The Freakout That Ensued When I Realized He Hadn't Woken Up In The Middle Of The Night As Usual
I've never scrutinized our baby monitor so intensely. “I can't see his face, can you see his face? Is something blocking his airway? Is he moving? Can we normally see subtle sleepy movements on this thing? OK, he just rolled over. Is that a normal roll or is he flailing because he's in danger?”
How Our Nighttime Routine Needed To Change
If he wasn't eventually coming up to our bed to sleep and nurse, that meant we needed to start being more serious about making sure we anticipated any hydration or other nighttime adjustments before putting him down for the night.
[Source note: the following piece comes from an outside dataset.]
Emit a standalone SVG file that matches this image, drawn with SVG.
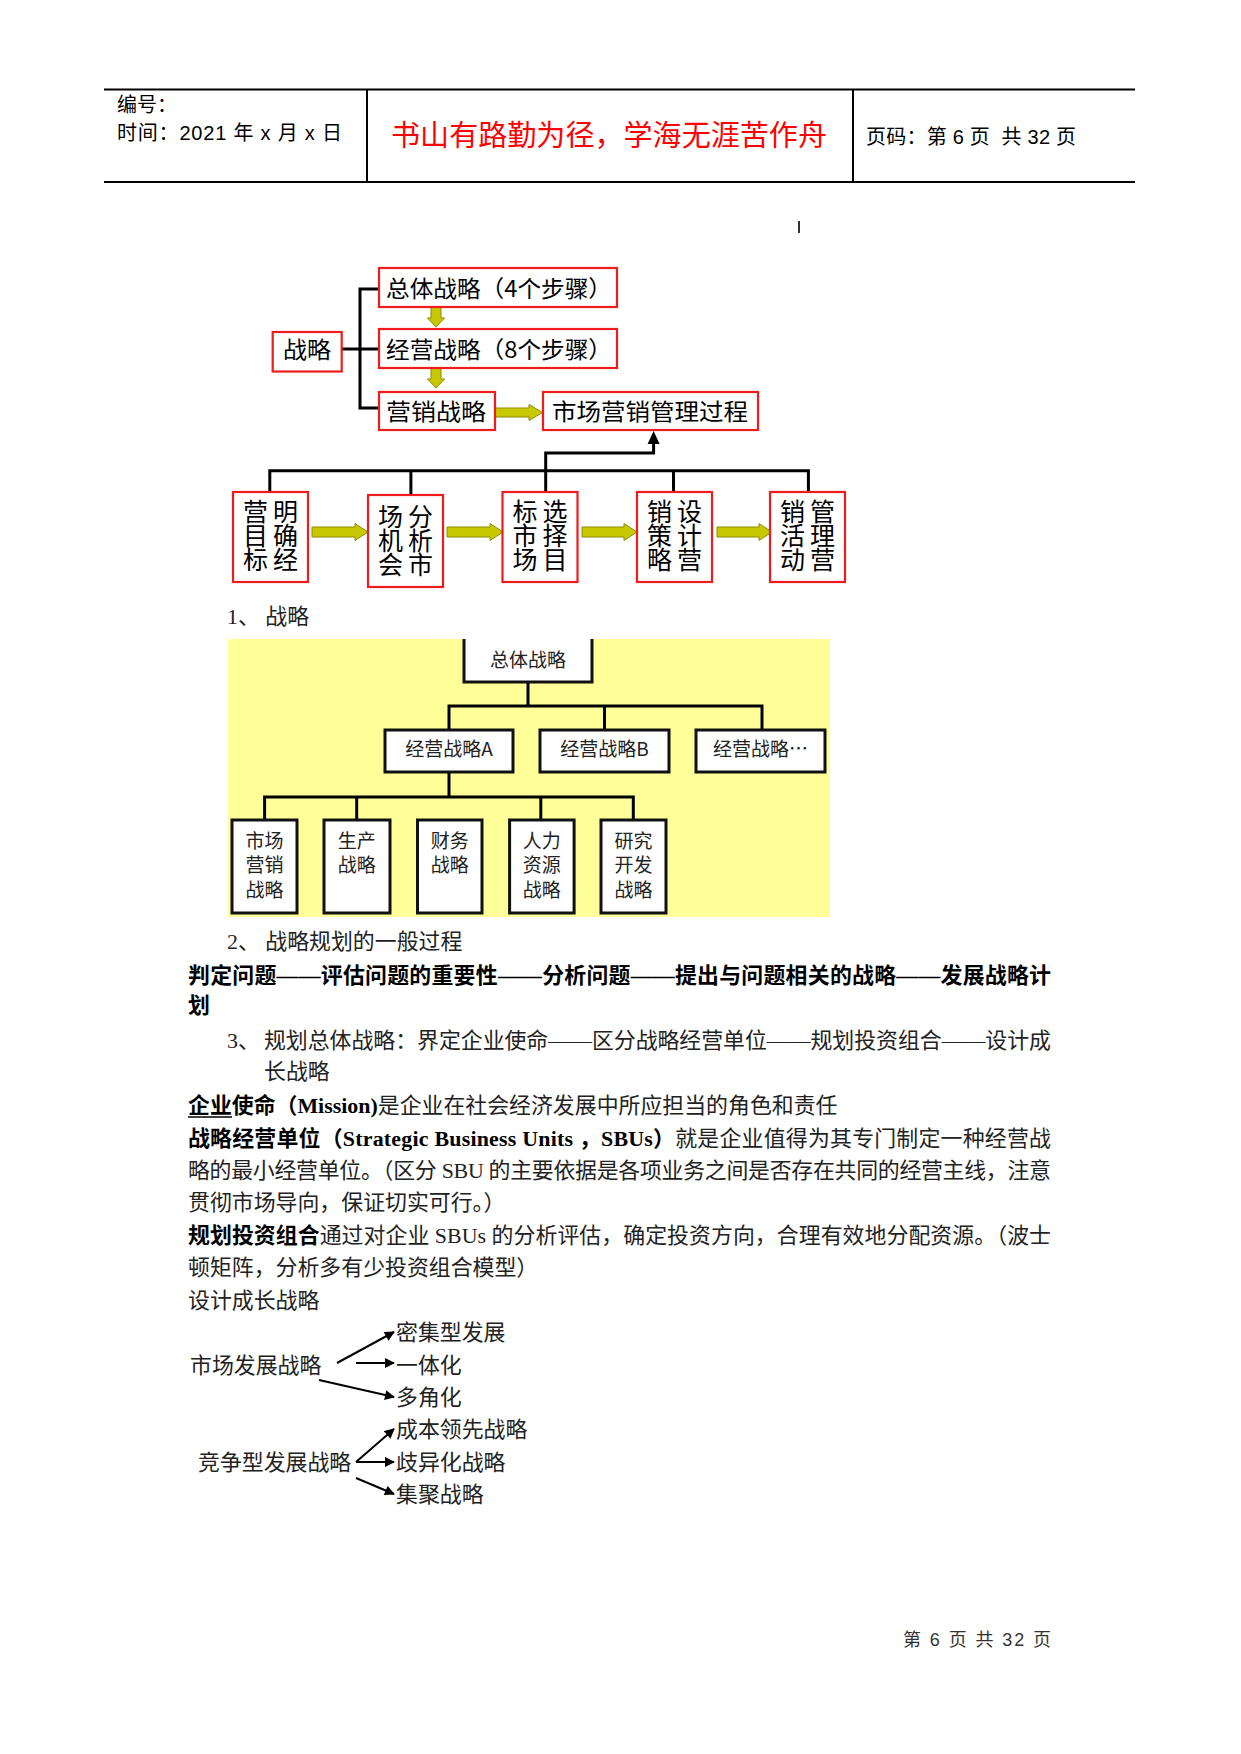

How Our Morning Routine Needed To Change
Similarly, since he was no longer going to be waking up in our room, that meant we might need to move a lot of his stuff out of our bathroom and into his own space so it would be handy when we needed it. So many little things — where the potty is, where fresh diapers are, where his toothbrush is — can make a massive difference to the flow of your day when you're trying to move a frequently-resistant toddler from point A to point B.
My Newfound Freedom In Pajama Choices
Now that I don't have to nurse all night, I don't have to worry about making sure my boobs are easily accessible. Sure, I could sleep in sexy attire again. But honestly, I’m mostly looking forward to digging out all my comfy AF crew neck shirts for at least a little while. Sorry, Husband.
My Wistfulness Over Not Being A Nighttime Necessity Anymore…
Don’t get me wrong: I’m relieved as hell to not be nursing all night long, or being kicked/head-butted/otherwise inconvenienced by an ever-growing child. But the fact that he can get along without me right next to him at night is also a reminder that my baby isn’t technically a baby anymore, and I will always be a little sad about that.
...And My Relief/Alarm At The Growing Parental Equality Between Me And My Partner
I’m also very relieved that because we’re not night-nursing anymore, my husband can be equally involved in bedtime and basically everything else that our son needs.
However, and to be totally real for a second: I’m also low-key kinda sad that I’m not guaranteed to be the default favorite parent anymore. That’s a really small price to pay for not being the default parent more generally, for sure, and my amazing husband absolutely and completely deserves to be equally regarded for his stellar parenting.
But whatever, I’m kinda petty sometimes, so this stings a little.
Relearning How To Sleep Without A Giant Belly/Baby To Accommodate
I’m naturally a tummy sleeper, but that went out the window once my belly started growing during pregnancy. Yet now I’m finding that I actually have to re-learn what it means to be able to move freely while sleeping, without having to worry about my positioning relative to a much tinier human.
Dealing With Middle Of The Night Wake-Ups Now That We Know He's Capable Of Putting Himself Back To Sleep
Now that I know he’s physically capable of sleeping through the night, I’ve become alternately less tolerant and more afraid of nighttime wakings. Part of me is like, “No, li’l man. Figure this out for yourself.” But the worrier in me is like, “OMG are you in serious danger? Are these signs of an acute health crisis? I have to do something!”
Fortunately, he usually puts himself back to sleep before I can go too far off the deep end. Thanks, kid.